My emotions are pretty gloomy, on a day to day basis. I try and be positive, at least about myself, but I feel that my natural disposition is one that is a bit darker than I'd originally like. My emotions vary by the hour. I guess, I am still finding my way in life and my emotions are a direct result of that uncertainty and instability.

19. What are you wearing on your body and face, and how is your hair done, right at this moment?

I am wearing no make-up. My hair is down, wavy, probably a little frizzy. I am wearing a vest stop I bought several months ago, but have only worn twice. This isn't a great day for me fashion-wise.

20. In what way is this stuff important, if at all?
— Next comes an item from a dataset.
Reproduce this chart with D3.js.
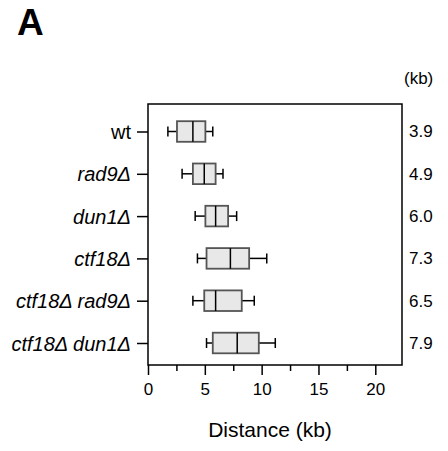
<!DOCTYPE html>
<html><head><meta charset="utf-8">
<script src="https://cdn.jsdelivr.net/npm/d3@7/dist/d3.min.js"></script>
<style>body{margin:0;background:#fff}svg{display:block}text{font-family:Arial,"Liberation Sans",sans-serif;fill:#000}</style>
</head><body><svg id="c" width="448" height="451"></svg>
<script>
const categories = ["wt", "rad9Δ", "dun1Δ", "ctf18Δ", "ctf18Δ rad9Δ", "ctf18Δ dun1Δ"];
const italicLabel = [false, true, true, true, true, true];
const whiskerLow = [1.75, 3.0, 4.15, 4.35, 3.95, 5.15];
const q1 = [2.55, 3.95, 5.05, 5.15, 4.95, 5.7];
const median = [3.95, 4.95, 5.95, 7.25, 5.95, 7.85];
const q3 = [5.05, 5.95, 7.05, 8.9, 8.25, 9.75];
const whiskerHigh = [5.7, 6.6, 7.8, 10.45, 9.35, 11.2];
const meanLabels = ["3.9", "4.9", "6.0", "7.3", "6.5", "7.9"];
const majorTicks = [0, 5, 10, 15, 20];
const minorTicks = [2.5, 7.5, 12.5, 17.5];

const svg = d3.select("#c");
const pL = 148, pR = 402, pT = 104, pB = 365;
const x = d3.scaleLinear().domain([0, 22.35]).range([pL, pR]);
const y = d3.scalePoint().domain(categories).range([131.5, 343]);

// panel letter
svg.append("text").attr("x", 17).attr("y", 35).attr("font-size", 37).attr("font-weight", "bold").text("A");

// frame
svg.append("rect").attr("x", pL).attr("y", pT).attr("width", pR - pL).attr("height", pB - pT)
  .attr("fill", "none").attr("stroke", "#000").attr("stroke-width", 1.5);

// x axis
const xa = svg.append("g").attr("transform", `translate(0,${pB})`)
  .call(d3.axisBottom(x).tickValues(majorTicks).tickSize(10).tickPadding(8).tickFormat(d3.format("d")));
xa.select(".domain").remove();
xa.selectAll("line").attr("stroke-width", 1.5);
xa.selectAll("text").attr("font-size", 17).attr("font-family", "Arial, 'Liberation Sans', sans-serif");
const xm = svg.append("g").attr("transform", `translate(0,${pB})`)
  .call(d3.axisBottom(x).tickValues(minorTicks).tickSize(6).tickFormat(""));
xm.select(".domain").remove();
xm.selectAll("line").attr("stroke-width", 1.5);

// y axis
const ya = svg.append("g").attr("transform", `translate(${pL},0)`)
  .call(d3.axisLeft(y).tickSize(11).tickPadding(6));
ya.select(".domain").remove();
ya.selectAll("line").attr("stroke-width", 1.5);
ya.selectAll("text").attr("font-size", 20).attr("font-family", "Arial, 'Liberation Sans', sans-serif")
  .attr("font-style", (d, i) => italicLabel[i] ? "italic" : "normal").attr("dy", "0.35em");

// boxes
const bh = 10.3, ch = 5;
const g = svg.append("g");
categories.forEach((c, i) => {
  const cy = y(c);
  g.append("line").attr("x1", x(whiskerLow[i])).attr("x2", x(q1[i])).attr("y1", cy).attr("y2", cy).attr("stroke", "#000").attr("stroke-width", 1.5);
  g.append("line").attr("x1", x(q3[i])).attr("x2", x(whiskerHigh[i])).attr("y1", cy).attr("y2", cy).attr("stroke", "#000").attr("stroke-width", 1.5);
  g.append("line").attr("x1", x(whiskerLow[i])).attr("x2", x(whiskerLow[i])).attr("y1", cy - ch).attr("y2", cy + ch).attr("stroke", "#000").attr("stroke-width", 1.5);
  g.append("line").attr("x1", x(whiskerHigh[i])).attr("x2", x(whiskerHigh[i])).attr("y1", cy - ch).attr("y2", cy + ch).attr("stroke", "#000").attr("stroke-width", 1.5);
  g.append("rect").attr("x", x(q1[i])).attr("y", cy - bh).attr("width", x(q3[i]) - x(q1[i])).attr("height", 2 * bh)
    .attr("fill", "#e8e8e8").attr("stroke", "#555").attr("stroke-width", 1.8);
  g.append("line").attr("x1", x(median[i])).attr("x2", x(median[i])).attr("y1", cy - bh).attr("y2", cy + bh).attr("stroke", "#000").attr("stroke-width", 1.5);
});

// right labels
svg.append("text").attr("x", 404).attr("y", 84).attr("font-size", 17).text("(kb)");
svg.append("g").selectAll("text").data(meanLabels).join("text")
  .attr("x", 409).attr("y", (d, i) => y(categories[i])).attr("dy", "0.35em").attr("font-size", 17).text(d => d);

// axis title
svg.append("text").attr("x", 270).attr("y", 437).attr("text-anchor", "middle").attr("font-size", 21).text("Distance (kb)");
</script></body></html>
I believe that we gain so much from outwardly cultivating an appearance that makes us happy. I find peace with knowing whatever is going on in the inside doesn't necessarily show on the outside. It's important in its own way.

What’s your birth date? 
Where were you born and where do you live now?

10th June 1991. I was born in Manchester, UK, and I currently find myself in the North of England.

Say anything you like about your cultural/ethnic/economic background.

Born to Ghanaian parents who moved to the UK a year before I was born. Grew up in a fairly middle class neighbourhood, although it was lacking in cultural and ethnic diversity. Brought up in a dual-culture and dual-language household.

What kind of work do you do?

I work with photographs, in the area of photography and cultural diversity in the arts. That is my main area of interest.

Are you single, married, do you have kids, etc.?

I am single.

How do you feel after filling out this survey?

I feel like I know myself slightly better. The decisions I considered 'thoughtless' actually have some sense and reason behind them.